Joseph Gerson

President, Campaign for Peace, Disarmament & Common Security

June 9, 2021

I am here to testify in favor of (S.1703 / H.2597)

I am the President of the Campaign for Peace, Disarmament and Common Security. My doctorate is in politics and international security studies.  In 1980 I helped to launch the nuclear weapons freeze campaign that contributed to the end of the Cold War, and in 1983, deeply aware of the Navy’s history of nuclear weapons accidents, I led the successful campaign to prevent the creation of a naval nuclear weapons base in Boston Harbor.  I have traveled frequently to Hiroshima and Nagasaki and worked with nuclear weapons victims there and with nuclear weapons victims from the U.S. and other countries.

Senator Warren tells us that the U.S. is slated to spend  $44.5 billion on nuclear weapons this year. Last year the U.S. spent $37.4, more than all the other nuclear weapons states combined.  When we are talking about preparations for ending all life on this planet, we need to be more honest than civil. In a word, our country’s preparations nuclear Armageddon  is obscene. It is suicidal madness. That our pension and other state funds are invested in weapons systems which if used would inflict genocide or, worse, nuclear winter and omnicide is criminal.

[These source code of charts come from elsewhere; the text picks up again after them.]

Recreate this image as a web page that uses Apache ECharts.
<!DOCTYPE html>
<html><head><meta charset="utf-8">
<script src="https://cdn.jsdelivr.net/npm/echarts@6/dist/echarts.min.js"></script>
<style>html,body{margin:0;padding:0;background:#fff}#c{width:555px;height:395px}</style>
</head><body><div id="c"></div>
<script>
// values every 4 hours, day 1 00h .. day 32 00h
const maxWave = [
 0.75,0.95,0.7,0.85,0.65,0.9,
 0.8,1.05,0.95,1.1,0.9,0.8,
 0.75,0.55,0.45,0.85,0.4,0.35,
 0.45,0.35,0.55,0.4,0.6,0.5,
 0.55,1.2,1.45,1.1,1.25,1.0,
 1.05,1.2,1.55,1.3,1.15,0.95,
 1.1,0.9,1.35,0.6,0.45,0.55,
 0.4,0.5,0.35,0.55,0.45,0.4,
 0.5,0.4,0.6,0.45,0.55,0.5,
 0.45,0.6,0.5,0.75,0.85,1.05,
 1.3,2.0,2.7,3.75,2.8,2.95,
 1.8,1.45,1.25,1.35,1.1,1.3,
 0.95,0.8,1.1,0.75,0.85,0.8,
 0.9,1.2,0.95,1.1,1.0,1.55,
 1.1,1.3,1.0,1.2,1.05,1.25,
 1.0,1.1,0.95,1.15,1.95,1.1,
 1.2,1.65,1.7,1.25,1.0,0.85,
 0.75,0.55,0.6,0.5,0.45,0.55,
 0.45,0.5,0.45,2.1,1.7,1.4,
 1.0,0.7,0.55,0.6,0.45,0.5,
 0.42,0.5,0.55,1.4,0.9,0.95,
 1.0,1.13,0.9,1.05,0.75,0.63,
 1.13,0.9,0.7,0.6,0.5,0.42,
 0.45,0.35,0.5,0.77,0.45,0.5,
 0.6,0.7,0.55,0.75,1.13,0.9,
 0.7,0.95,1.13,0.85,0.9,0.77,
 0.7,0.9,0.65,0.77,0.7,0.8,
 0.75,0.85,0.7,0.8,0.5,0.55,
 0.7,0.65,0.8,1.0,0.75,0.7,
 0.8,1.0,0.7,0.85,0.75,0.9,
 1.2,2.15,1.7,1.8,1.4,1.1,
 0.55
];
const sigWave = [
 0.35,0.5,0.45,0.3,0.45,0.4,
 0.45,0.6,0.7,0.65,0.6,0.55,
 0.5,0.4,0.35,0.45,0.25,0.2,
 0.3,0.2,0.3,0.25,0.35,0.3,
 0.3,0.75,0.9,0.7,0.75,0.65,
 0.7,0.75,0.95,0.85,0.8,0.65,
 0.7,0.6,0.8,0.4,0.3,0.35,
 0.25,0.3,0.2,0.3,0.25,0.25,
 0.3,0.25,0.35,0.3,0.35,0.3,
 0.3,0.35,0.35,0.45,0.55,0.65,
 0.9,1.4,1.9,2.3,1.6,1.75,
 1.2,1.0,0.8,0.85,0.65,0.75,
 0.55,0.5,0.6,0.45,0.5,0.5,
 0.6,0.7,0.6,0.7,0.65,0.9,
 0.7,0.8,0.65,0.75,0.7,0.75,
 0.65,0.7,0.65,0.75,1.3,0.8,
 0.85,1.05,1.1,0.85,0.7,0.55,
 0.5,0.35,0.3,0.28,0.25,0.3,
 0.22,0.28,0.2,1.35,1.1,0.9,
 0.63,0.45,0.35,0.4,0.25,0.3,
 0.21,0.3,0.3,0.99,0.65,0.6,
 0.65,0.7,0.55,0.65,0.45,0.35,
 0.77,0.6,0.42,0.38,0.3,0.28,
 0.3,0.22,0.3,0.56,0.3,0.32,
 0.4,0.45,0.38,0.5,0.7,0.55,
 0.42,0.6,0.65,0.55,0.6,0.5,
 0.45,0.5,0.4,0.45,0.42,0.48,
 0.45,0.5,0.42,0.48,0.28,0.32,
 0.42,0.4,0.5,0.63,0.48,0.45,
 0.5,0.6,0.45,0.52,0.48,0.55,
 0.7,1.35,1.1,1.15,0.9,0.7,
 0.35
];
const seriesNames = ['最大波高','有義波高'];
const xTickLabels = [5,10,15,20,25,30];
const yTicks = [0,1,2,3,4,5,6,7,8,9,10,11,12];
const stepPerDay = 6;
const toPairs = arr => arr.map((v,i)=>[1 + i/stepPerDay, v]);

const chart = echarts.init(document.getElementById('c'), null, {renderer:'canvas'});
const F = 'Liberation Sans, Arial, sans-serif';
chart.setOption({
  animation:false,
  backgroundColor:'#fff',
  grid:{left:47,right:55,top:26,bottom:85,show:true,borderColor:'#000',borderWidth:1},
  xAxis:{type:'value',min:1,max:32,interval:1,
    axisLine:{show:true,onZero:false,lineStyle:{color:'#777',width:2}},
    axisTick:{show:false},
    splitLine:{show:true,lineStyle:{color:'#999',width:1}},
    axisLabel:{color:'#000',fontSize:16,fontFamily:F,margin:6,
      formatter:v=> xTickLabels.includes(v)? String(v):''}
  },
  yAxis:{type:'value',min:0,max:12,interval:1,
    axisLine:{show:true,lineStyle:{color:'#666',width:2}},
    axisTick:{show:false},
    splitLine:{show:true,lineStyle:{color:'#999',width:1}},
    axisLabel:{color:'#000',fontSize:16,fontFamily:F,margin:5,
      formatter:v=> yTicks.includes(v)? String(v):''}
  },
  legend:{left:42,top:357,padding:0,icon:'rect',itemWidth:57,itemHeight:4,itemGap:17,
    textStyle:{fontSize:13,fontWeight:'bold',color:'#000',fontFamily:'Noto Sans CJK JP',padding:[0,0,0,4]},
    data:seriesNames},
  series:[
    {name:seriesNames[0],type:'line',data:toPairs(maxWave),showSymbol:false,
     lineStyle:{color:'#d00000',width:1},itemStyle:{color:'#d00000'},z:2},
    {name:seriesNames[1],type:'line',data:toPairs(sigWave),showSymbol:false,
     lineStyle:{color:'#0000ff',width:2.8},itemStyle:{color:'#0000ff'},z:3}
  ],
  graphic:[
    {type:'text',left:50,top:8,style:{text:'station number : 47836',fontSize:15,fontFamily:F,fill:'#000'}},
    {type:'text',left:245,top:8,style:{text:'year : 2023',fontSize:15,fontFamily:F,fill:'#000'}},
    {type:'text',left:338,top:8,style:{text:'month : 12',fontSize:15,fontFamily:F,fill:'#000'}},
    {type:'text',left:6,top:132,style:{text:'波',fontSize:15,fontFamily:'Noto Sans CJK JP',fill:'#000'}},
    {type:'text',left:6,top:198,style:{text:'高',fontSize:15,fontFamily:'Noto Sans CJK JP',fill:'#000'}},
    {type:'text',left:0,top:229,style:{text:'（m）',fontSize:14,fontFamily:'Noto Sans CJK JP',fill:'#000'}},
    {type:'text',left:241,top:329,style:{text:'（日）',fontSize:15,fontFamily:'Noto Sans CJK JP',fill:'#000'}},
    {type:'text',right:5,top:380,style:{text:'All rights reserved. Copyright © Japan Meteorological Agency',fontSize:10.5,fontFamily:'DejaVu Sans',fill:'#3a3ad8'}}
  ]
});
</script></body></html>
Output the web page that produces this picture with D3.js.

Nuclear weapons are not about defense or deterring nuclear attacks. As the GHW Bush era Doctrine for Joint Nuclear  Operations informed  us, “The focus of US deterrence is to influence potential adversaries to withhold action intended to harm US’ national interests.” Daniel Ellsberg, who served as a senior nuclear advisor to presidents Kennedy, Johnson and Nixon has testified that since the Hiroshima & Nagasaki A—bombings which military leaders at the time advised were not necessary to end the war, has prepared and or threatened to INITIATE nuclear attacks during international crises and wars.  I have documented more than 30 such occasions in my books With Hiroshima Eyes and Empire and the Bomb. Additional documentation can be found in numerous presidential memoirs, the Force Without War report by the Brookings Institution, and in the scholarly work of many other academics.

Almost always these threats were made in relation to non-nuclear weapons states: to secure our oil under their sands, to ensure the success of a military coup, or to reinforce U.S. neocolonial Asia-Pacific hegemony.

Today, with the U.S. first-strike nuclear doctrine, its forces on hair trigger alert, and with our military engaged in provocative military actions in the South China/West Philippine, East China , Baltic, and Black Seas, and in and around Taiwan, an accident or miscalculation could all to easily trigger a conflict that can escalate beyond control, as nearly happened during the Cuban Missile Crisis.

Who profits from fueling the existential threat of nuclear holocaust? Northrop Grumman which takes in $13.6 billion a year to prepare for nuclear annihilation, General Dynamics at $10.8 billion, Lockheed Martin  at $2 billion) Raytheon Technologies and $449.5 million – more given its manufacture of first-strike related missile defenses, and just across the river, Draper at $342 million.

Friends, eight decades ago Bayer and IG Farben manufactured zyklon B, the gas used to exterminate millions of Jews and others during the Nazi Holocaust. A single nuclear warhead targeted against Beijing, Pyongyang, St. Petersburg, or Moscow would kill many more innocent civilians than perished in what is widely understood to be the worst crime in human history. The launching of even a quarter of the U.S. nuclear arsenal would inflict nuclear winter, ending all life as we know it.

It is time to end our complicity.

Let’s cease investing in preparations for nuclear genocide or omnicide. The world, as we can see from the recent negotiation of the Treaty for the Prohibition of Nuclear Weapons and demands for the abolition of nuclear weapons, expects no less from us.